Question

What is the number of photons emitted in $$10$$ hours by a $$60W$$ sodium lamp? $$(\lambda$$ of photon $$=6000A^{\circ })$$

Answer 1

Hint :A form of an elementary particle is the photon. It is the force carrier for the electromagnetic force and the quantum of the electromagnetic field, which includes electromagnetic radiation such as light and radio waves. Since photons have no mass, they still travel at the speed of light in a vacuum.

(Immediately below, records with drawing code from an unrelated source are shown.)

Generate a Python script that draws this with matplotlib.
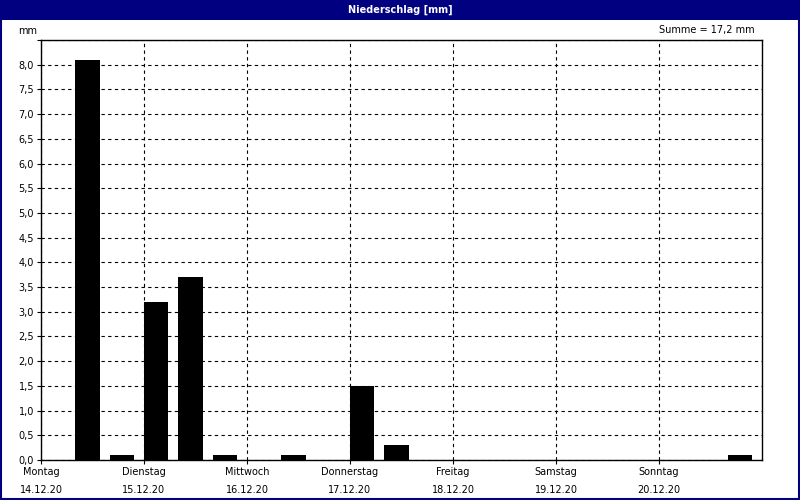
import numpy as np
import matplotlib
matplotlib.use("Agg")
import matplotlib.pyplot as plt
from matplotlib.patches import Rectangle
from matplotlib.ticker import FuncFormatter, MultipleLocator

# Niederschlag in 8-Stunden-Intervallen (mm)
precip = [8.1, 0.1, 3.2, 3.7, 0.1, 0.0, 0.1, 0.0, 1.5, 0.3,
          0.0, 0.0, 0.0, 0.0, 0.0, 0.0, 0.0, 0.0, 0.0, 0.1]
day_names = ["Montag", "Dienstag", "Mittwoch", "Donnerstag",
             "Freitag", "Samstag", "Sonntag"]
day_dates = ["14.12.20", "15.12.20", "16.12.20", "17.12.20",
             "18.12.20", "19.12.20", "20.12.20"]
title = "Niederschlag [mm]"

NAVY = "#000080"
FS = 7

fig = plt.figure(figsize=(8, 5), dpi=100)
fig.patch.set_facecolor("white")

# title bar and outer border
fig.add_artist(Rectangle((0, 0.96), 1, 0.04, transform=fig.transFigure,
                         facecolor=NAVY, edgecolor="none"))
fig.add_artist(Rectangle((0.001, 0.002), 0.998, 0.996, transform=fig.transFigure,
                         facecolor="none", edgecolor=NAVY, lw=1.5))
fig.text(0.5, 0.98, title, color="white", fontsize=FS, fontweight="bold",
         ha="center", va="center")

ax = fig.add_axes([41 / 800, 40 / 500, 721 / 800, 420 / 500])

# bar i starts at the end of its 8h interval
x = (np.arange(len(precip)) + 1) / 3.0
ax.bar(x, precip, width=0.235, align="edge", color="black", zorder=3)

ax.set_xlim(0, 7)
ax.set_ylim(0, 8.5)

ax.yaxis.set_major_locator(MultipleLocator(0.5))
ax.yaxis.set_major_formatter(FuncFormatter(
    lambda v, p: f"{v:.1f}".replace(".", ",") if v <= 8.0 else ""))
ax.set_xticks(range(7))
ax.set_xticklabels([f"{n}\n\n{d}" for n, d in zip(day_names, day_dates)],
                   linespacing=0.85)

ax.tick_params(axis="both", labelsize=FS, length=3, width=0.8, colors="black")
ax.tick_params(axis="y", pad=2)
ax.tick_params(axis="x", pad=2)

ax.grid(True, which="major", color="black", linestyle=(0, (3, 3)), lw=0.8, zorder=1)
for s in ax.spines.values():
    s.set_linewidth(1.0)

ax.text(-0.006, 1.01, "mm", transform=ax.transAxes, fontsize=FS,
        ha="right", va="bottom")
ax.text(0.99, 1.012, "Summe = 17,2 mm", transform=ax.transAxes, fontsize=FS,
        ha="right", va="bottom")

fig.savefig("out.png", dpi=100)
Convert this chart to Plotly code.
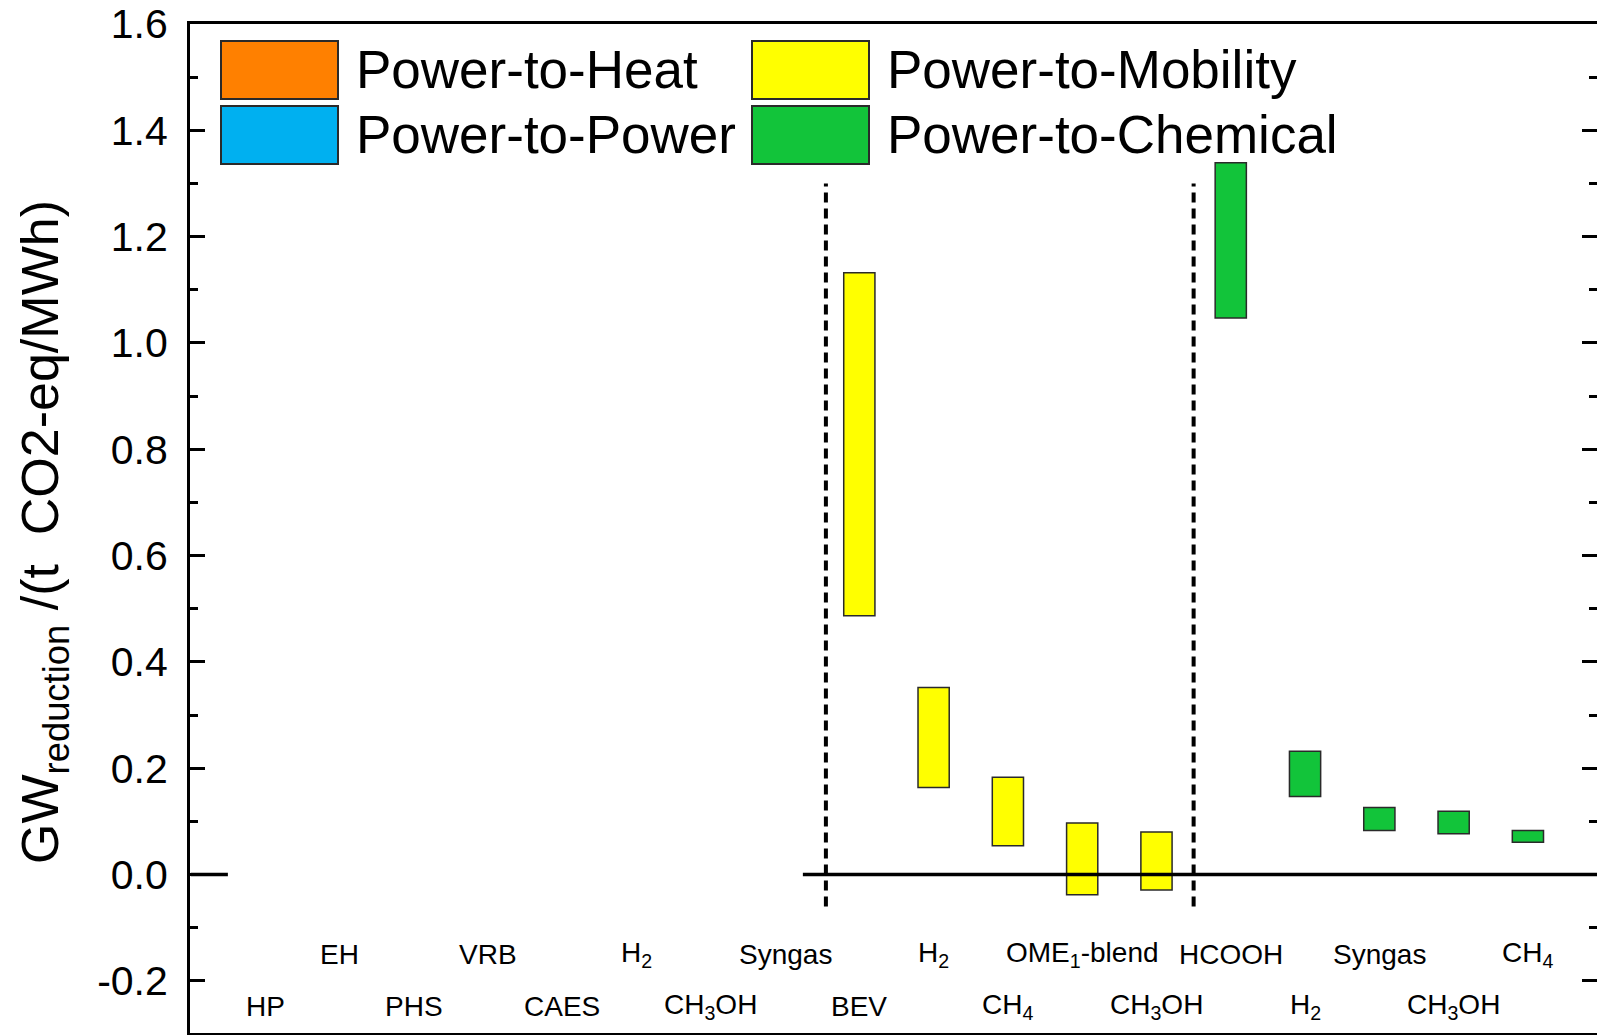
import plotly.graph_objects as go

# ---------------- data ----------------
categories = ["HP", "EH", "PHS", "VRB", "CAES", "H<sub>2</sub>", "CH<sub>3</sub>OH", "Syngas",
              "BEV", "H<sub>2</sub>", "CH<sub>4</sub>", "OME<sub>1</sub>-blend", "CH<sub>3</sub>OH",
              "HCOOH", "H<sub>2</sub>", "Syngas", "CH<sub>3</sub>OH", "CH<sub>4</sub>"]
positions = list(range(1, 19))
groups = (["Power-to-Heat"] * 2 + ["Power-to-Power"] * 6 +
          ["Power-to-Mobility"] * 5 + ["Power-to-Chemical"] * 5)
low = [None] * 8 + [0.487, 0.164, 0.054, -0.038, -0.029,
                    1.047, 0.147, 0.083, 0.077, 0.061]
high = [None] * 8 + [1.132, 0.352, 0.183, 0.097, 0.080,
                     1.339, 0.232, 0.126, 0.119, 0.083]
group_names = ["Power-to-Heat", "Power-to-Power", "Power-to-Mobility", "Power-to-Chemical"]
group_colors = ["#FF8000", "#00B0F0", "#FFFF00", "#12C43A"]
y_tickvals = [-0.2, 0.0, 0.2, 0.4, 0.6, 0.8, 1.0, 1.2, 1.4, 1.6]
y_ticktext = ["-0.2", "0.0", "0.2", "0.4", "0.6", "0.8", "1.0", "1.2", "1.4", "1.6"]
separators_x = [8.55, 13.5]
separator_y = [-0.06, 1.30]
zero_segments = [(0.0, 0.5), (8.24, 19.0)]
y_range = [-0.298, 1.6]
x_range = [-0.01, 18.93]

FONT = "Arial, 'Liberation Sans', sans-serif"
W, H = 1597, 1035
ML, MR, MT, MB = 190, 0, 24, 2

fig = go.Figure()

for name, col in zip(group_names, group_colors):
    xs, bases, heights = [], [], []
    for p, g, lo, hi in zip(positions, groups, low, high):
        if g == name and lo is not None:
            xs.append(p)
            bases.append(lo)
            heights.append(hi - lo)
    fig.add_trace(go.Bar(
        x=xs, y=heights, base=bases, width=0.42, name=name,
        marker=dict(color=col, line=dict(color="#2a2a2a", width=1.5)),
        showlegend=False,
    ))

# helper trace for the right-side tick axis
fig.add_trace(go.Scatter(x=[None], y=[None], yaxis="y2", showlegend=False, hoverinfo="skip"))

shapes = []
for x0, x1 in zero_segments:
    shapes.append(dict(type="line", xref="x", yref="y", x0=x0, x1=x1, y0=0, y1=0,
                       line=dict(color="black", width=3.5)))
for sx in separators_x:
    shapes.append(dict(type="line", xref="x", yref="y", x0=sx, x1=sx,
                       y0=separator_y[0], y1=separator_y[1],
                       line=dict(color="black", width=4, dash="10px,6px")))

# legend (drawn manually, large swatches)
PW = W - ML - MR
PH = H - MT - MB


def px(xp):
    return (xp - ML) / PW


def py(yp):
    return (H - MB - yp) / PH


legend_items = [
    (group_names[0], group_colors[0], 221, 41),
    (group_names[1], group_colors[1], 221, 106),
    (group_names[2], group_colors[2], 752, 41),
    (group_names[3], group_colors[3], 752, 106),
]
annotations = []
for name, col, lx, ly in legend_items:
    shapes.append(dict(type="rect", xref="paper", yref="paper",
                       x0=px(lx), x1=px(lx + 117), y0=py(ly + 58), y1=py(ly),
                       fillcolor=col, line=dict(color="#2a2a2a", width=2)))
    annotations.append(dict(xref="paper", yref="paper", x=px(lx + 133), y=py(ly + 29),
                            xanchor="left", yanchor="middle", text=name, showarrow=False,
                            font=dict(family=FONT, size=53, color="black")))

# category labels, staggered in two rows
for i, (p, lab) in enumerate(zip(positions, categories)):
    yv = -0.248 if p % 2 == 1 else -0.151
    annotations.append(dict(xref="x", yref="y", x=p, y=yv, text=lab, showarrow=False,
                            xanchor="center", yanchor="middle",
                            font=dict(family=FONT, size=28, color="black")))

# y-axis title
annotations.append(dict(xref="paper", yref="paper", x=0, y=py(532), xshift=-146,
                        text="GW<sub>reduction</sub> /(t  CO2-eq/MWh)", textangle=-90,
                        showarrow=False, xanchor="center", yanchor="middle",
                        font=dict(family=FONT, size=52, color="black")))

fig.update_layout(
    width=W, height=H,
    margin=dict(l=ML, r=MR, t=MT, b=MB, pad=0),
    paper_bgcolor="white", plot_bgcolor="white",
    barmode="overlay",
    showlegend=False,
    shapes=shapes,
    annotations=annotations,
    xaxis=dict(range=x_range, showgrid=False, zeroline=False, showticklabels=False,
               ticks="", showline=True, linecolor="black", linewidth=3, mirror=True),
    yaxis=dict(range=y_range, showgrid=False, zeroline=False,
               tickmode="array", tickvals=y_tickvals, ticktext=y_ticktext,
               ticks="inside", ticklen=15, tickwidth=3, tickcolor="black",
               showline=True, linecolor="black", linewidth=3, mirror=False,
               ticklabelstandoff=11,
               tickfont=dict(family=FONT, size=41, color="black"),
               minor=dict(dtick=0.1, tick0=0, ticks="inside", ticklen=8, tickwidth=3,
                          tickcolor="black", showgrid=False)),
    yaxis2=dict(range=y_range, overlaying="y", side="right", anchor="x",
                showgrid=False, zeroline=False, showline=False, showticklabels=False,
                tickmode="array", tickvals=y_tickvals,
                ticks="inside", ticklen=15, tickwidth=3, tickcolor="black",
                minor=dict(dtick=0.1, tick0=0, ticks="inside", ticklen=8, tickwidth=3,
                           tickcolor="black", showgrid=False)),
)

fig.write_html("out.html")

Complete Step By Step Answer:
Given that, Power $$P=60W$$ and Time $$T=10hours=10\times 3600\sec =3.6\times {10}^4\sec$$
We know that, $$P={\displaystyle \frac{E}{T}}$$ , where $$E$$ is Energy.
That is, $$E=P\times T$$
Therefore, $$E=60W\times 3.6\times {10}^4\sec =21.6\times {10}^{5}J$$
Hence, $$E=2.16\times {10}^{6}J$$
Now using Planck’s quantum theory, we are going to find out the energy of one photon.
According to Planck’s quantum theory,
Energy of the radiation, $$E=h\nu$$ where $$h$$ is Planck’s constant and $$\nu$$ is the frequency of radiation.
We are familiar with $$\nu ={\displaystyle \frac{c}{\lambda }}$$ where $$c$$ is the speed of light and $$\lambda$$ is the wavelength of the light.
So, after substituting the formula of $$\nu$$ , we got $$E={\displaystyle \frac{hc}{\lambda }}$$
Given that, $$\lambda =6000A^{\circ }=6\times {10}^{-7}m$$
We know that $$c=3\times {10}^8$$ m/s and $$h=6.63\times {10}^{-34}$$ kg/s
Therefore, Energy of one photon $$E={\displaystyle \frac{6.63\times {10}^{-34}\times 3\times {10}^8}{6\times {10}^{-7}}}={\displaystyle \frac{19.89}{6\times {10}^{-7}}}\times {10}^{-19}J$$
Hence, we can find that the number of photons $$=$$ Energy / Energy of one photon
$$=2.16\times {10}^6÷{\displaystyle \frac{19.89}{6\times {10}^{-7}}}\times {10}^{-19}$$
$$=2.16\times {\displaystyle \frac{6}{19.89}}\times {10}^{25}$$
$$=0.64\times {10}^{25}$$
So, the number of photons emitted in $$10$$ hours by a $$60W$$ sodium lamp is $$6.4\times {10}^{24}$$

Note :
We should remember the formulas, $$P={\displaystyle \frac{E}{T}}$$ and $$E={\displaystyle \frac{hc}{\lambda }}$$ . Don’t forget that the speed of light $$c=3\times {10}^8$$ m/s, which we want to use in many solutions.
According to Planck’s Quantum Theory,
Only discrete amounts of energy can be emitted or absorbed by different atoms and molecules. Quantum energy is the smallest amount of energy that can be released or consumed in the form of electromagnetic radiation.
The frequency of the emission is directly proportional to the energy of the emissions generated or released.